You don’t have be to a genealogy nerd to like heirlooms, and some of them are quite useful.

As much as possible I’ve collected plants from the home sites of a few ancestors in north Georgia.

A few slipped by me because I was complacent. Now there is nothing but the memory of the pear tree from my grandparents’ yard. They said the tree was on the place when they bought it in 1915.

I’m not lucky at rooting plants from cuttings, but I’ve done a lot of trying. I think I have one success at that, but I keep trying.

A guy who owns a nursery roots cuttings all the time. He uses rooting hormone and dips the cut end in aloe. He told me to bring some sassafras cuttings and he’d give me some help.

The best neighbors ever were a family that had an apple tree beside their house that was a great producer, but it was just in the wrong place.

I have some recent cuttings from that tree and hope I can do something with them.

Years ago I wrote you a note about the Thomason girl who went to the spring for a bucket of water and never came back.

Joseph and Sarah Thomason were born in 1847 and lived on a farm that borders this place.
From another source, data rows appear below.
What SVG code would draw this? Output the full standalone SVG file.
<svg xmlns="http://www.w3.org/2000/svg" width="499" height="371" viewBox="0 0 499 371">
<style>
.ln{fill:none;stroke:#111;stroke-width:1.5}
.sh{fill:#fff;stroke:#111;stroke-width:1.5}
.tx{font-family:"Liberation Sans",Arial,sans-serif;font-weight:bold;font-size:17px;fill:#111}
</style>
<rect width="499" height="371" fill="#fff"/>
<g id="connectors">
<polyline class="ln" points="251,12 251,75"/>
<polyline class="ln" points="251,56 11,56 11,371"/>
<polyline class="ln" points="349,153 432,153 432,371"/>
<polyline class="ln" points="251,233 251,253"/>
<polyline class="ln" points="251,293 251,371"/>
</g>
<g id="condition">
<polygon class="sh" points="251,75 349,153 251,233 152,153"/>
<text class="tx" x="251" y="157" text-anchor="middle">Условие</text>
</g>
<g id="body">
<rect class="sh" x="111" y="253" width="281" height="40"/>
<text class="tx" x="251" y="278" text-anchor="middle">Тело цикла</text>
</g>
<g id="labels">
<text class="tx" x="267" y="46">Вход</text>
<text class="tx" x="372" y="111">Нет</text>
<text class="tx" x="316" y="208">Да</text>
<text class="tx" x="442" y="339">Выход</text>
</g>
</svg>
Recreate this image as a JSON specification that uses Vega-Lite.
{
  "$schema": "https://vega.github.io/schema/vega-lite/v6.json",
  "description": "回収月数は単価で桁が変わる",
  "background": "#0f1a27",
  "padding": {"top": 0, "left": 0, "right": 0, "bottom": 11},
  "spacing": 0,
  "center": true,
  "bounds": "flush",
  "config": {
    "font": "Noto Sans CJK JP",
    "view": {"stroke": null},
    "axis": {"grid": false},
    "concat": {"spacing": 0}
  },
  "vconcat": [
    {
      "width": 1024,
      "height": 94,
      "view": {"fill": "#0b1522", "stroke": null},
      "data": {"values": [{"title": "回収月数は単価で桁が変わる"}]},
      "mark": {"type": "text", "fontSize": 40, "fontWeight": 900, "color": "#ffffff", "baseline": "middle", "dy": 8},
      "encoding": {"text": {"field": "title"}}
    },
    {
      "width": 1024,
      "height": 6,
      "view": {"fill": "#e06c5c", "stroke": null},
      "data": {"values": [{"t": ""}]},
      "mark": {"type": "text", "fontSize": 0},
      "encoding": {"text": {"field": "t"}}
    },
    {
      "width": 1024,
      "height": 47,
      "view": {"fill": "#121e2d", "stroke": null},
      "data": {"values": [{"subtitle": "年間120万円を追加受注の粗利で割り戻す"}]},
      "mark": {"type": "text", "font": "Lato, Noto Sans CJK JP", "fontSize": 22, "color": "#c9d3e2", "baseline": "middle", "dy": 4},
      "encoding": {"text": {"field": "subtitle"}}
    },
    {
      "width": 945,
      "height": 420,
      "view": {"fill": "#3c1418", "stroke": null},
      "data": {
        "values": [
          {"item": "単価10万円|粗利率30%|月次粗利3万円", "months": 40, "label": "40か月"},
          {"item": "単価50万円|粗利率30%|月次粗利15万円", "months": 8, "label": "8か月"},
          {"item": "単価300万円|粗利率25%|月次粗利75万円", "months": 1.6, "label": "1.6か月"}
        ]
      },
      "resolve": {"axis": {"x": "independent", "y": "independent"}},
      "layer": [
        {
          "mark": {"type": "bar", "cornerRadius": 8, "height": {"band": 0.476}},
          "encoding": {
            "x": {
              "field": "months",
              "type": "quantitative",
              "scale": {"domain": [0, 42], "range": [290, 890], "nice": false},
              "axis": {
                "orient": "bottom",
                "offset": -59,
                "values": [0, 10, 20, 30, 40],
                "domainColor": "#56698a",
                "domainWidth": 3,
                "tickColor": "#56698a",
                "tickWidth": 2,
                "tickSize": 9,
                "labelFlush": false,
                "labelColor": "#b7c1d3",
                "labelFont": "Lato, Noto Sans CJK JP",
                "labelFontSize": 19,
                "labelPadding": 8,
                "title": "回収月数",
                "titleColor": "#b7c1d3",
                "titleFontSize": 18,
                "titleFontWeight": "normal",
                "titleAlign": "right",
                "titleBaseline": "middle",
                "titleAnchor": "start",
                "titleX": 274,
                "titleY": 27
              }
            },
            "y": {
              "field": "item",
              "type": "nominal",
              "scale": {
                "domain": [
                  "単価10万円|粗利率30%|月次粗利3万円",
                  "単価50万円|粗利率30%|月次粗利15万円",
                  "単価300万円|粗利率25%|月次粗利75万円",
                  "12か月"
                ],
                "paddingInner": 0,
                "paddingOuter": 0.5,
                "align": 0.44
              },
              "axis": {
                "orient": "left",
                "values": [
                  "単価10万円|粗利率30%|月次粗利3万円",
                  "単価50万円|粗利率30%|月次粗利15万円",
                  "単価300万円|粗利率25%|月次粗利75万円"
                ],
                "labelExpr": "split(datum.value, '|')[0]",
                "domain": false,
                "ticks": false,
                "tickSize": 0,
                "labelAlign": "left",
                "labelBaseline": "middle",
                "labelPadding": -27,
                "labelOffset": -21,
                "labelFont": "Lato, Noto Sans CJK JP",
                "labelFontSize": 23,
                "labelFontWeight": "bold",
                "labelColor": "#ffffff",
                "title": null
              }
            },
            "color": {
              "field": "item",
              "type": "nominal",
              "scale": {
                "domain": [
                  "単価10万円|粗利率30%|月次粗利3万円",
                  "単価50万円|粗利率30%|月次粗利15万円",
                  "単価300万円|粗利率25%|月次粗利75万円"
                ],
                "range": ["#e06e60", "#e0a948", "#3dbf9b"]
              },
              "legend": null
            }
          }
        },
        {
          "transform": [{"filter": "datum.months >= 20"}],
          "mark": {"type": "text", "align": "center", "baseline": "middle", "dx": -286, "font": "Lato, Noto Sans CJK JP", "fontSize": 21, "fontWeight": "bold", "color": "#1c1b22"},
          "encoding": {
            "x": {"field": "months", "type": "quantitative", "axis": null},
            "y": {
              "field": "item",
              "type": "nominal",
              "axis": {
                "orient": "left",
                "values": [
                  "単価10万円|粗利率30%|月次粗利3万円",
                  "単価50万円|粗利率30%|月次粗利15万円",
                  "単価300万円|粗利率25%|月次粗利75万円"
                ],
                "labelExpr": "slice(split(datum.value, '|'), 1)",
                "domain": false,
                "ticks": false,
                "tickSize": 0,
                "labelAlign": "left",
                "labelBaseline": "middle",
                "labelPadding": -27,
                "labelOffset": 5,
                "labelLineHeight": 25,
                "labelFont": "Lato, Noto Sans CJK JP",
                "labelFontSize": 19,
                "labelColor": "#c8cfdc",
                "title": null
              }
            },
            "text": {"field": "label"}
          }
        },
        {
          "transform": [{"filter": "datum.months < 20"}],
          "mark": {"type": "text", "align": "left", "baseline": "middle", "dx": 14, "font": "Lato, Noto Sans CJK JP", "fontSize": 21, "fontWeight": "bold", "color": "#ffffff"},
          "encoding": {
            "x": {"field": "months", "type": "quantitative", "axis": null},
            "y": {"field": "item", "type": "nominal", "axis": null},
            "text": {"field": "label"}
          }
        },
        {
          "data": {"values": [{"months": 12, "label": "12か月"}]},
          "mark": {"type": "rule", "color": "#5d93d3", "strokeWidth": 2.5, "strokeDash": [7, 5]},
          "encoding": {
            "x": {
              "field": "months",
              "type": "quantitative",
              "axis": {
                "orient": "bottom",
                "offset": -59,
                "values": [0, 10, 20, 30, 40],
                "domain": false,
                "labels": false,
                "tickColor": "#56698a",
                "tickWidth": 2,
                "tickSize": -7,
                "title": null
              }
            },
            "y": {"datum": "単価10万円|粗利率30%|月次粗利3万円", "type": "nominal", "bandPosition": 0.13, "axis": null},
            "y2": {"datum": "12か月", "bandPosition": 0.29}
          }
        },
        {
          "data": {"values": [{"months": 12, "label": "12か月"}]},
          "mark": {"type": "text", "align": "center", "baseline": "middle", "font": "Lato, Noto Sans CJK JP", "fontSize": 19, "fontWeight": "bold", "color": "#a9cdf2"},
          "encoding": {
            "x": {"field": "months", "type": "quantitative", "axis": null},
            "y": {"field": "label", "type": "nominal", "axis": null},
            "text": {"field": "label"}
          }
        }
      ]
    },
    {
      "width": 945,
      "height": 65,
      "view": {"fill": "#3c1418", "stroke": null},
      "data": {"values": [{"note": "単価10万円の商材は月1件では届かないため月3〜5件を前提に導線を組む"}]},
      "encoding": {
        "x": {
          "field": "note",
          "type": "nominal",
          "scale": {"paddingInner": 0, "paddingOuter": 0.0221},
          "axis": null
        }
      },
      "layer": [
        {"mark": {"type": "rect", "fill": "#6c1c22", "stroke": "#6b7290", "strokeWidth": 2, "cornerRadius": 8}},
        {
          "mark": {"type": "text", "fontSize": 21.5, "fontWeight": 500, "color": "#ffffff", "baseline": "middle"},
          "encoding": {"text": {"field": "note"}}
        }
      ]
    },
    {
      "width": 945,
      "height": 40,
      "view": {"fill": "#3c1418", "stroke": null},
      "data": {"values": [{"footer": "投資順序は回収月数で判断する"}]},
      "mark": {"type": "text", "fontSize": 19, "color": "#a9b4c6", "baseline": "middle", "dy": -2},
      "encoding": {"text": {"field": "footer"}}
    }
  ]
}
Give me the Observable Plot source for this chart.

My father showed me where the house stood and the foundation of their barn. There was a small child’s grave marked in the front yard and a tiny grave for one of Mr. Thomason’s fingers.

That piece of land is developed today, but I’d like to ask permission from the current owners to look for some of the plants Mrs. Thomason planted around her porch.

The girl was eventually found and she was never in any danger. The story began to unwind when someone remembered there was a new boy in school.

They ran away together, something that, at the time, was called “stealing a bride.” The young boy was wildly successful, eventually owned a fleet of heavy wagons and the mules to pull them. Descendants of those two kids became bankers and owners of shopping centers in Arizona.

Robert and Martha Moody lived on a place across the highway. The farm is grown up in trees, but the owner twenty years ago said he could take me to the spot where the house stood.

I should have done it because the place is covered by recent development, but I think it would be interesting to get permission to look for the house place based upon descendants of landscaping plants still thriving.

“Aunt Martha” as she was known, was made a widow when she was thirty years old, and Robert was buried where he died in Mechcanicsville, VA, in 1862.

She was a widow for fifty years. I have my spade and bucket ready to get into the woods and find some ancestors, plant ancestors.